Each project was assigned an employee to act as a project manager and one to act as project champion.
“It was great to see our employees take ownership and buy into changing the company culture and accomplishing those projects that improve the company for them,” Anderson says. “If your employees like where they work and they like who they’re working for, then they seem to like coming to work. That really will improve the longevity of their employment, and that’s what we’re after.”
Three years later, Anderson says Strata has crossed off nine of the 13 projects the company had developed. The remaining projects are either associated with company finances or are “living” projects such as Strata’s workforce training efforts.

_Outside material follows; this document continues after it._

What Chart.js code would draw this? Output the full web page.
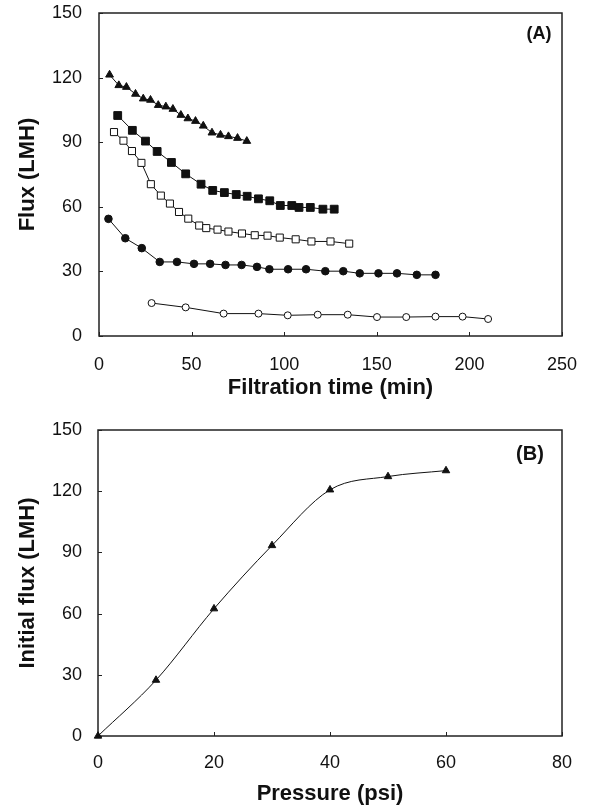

One of the projects involved creating a path for employees to become project managers.
“We felt like we needed to try to improve the way we deliver projects through our project managers, so we developed a seven-week project manager training program,” Anderson says. “We just completed it for the third year a few weeks ago.”
Other projects Strata has completed include establishing a companywide safety committee and individual office safety committee representatives, forming an engineering best practices group, and creating a strong marketing plan.
Hiring a director of marketing was integral to better overall marketing for the company, Anderson says. Strata also created roles for a director of quality management and director of employee engagement, as well as director of IT.
“Ultimately, our goal is to be the premier service provider and professional organization in our markets,” Anderson says.
Strata has seen measurable improvements since implementing the project list. Before 2017, Anderson says Strata’s annual retention rate was about 20%. Since implementing some of the changes employees have requested, Anderson says employee retention is up to 80%.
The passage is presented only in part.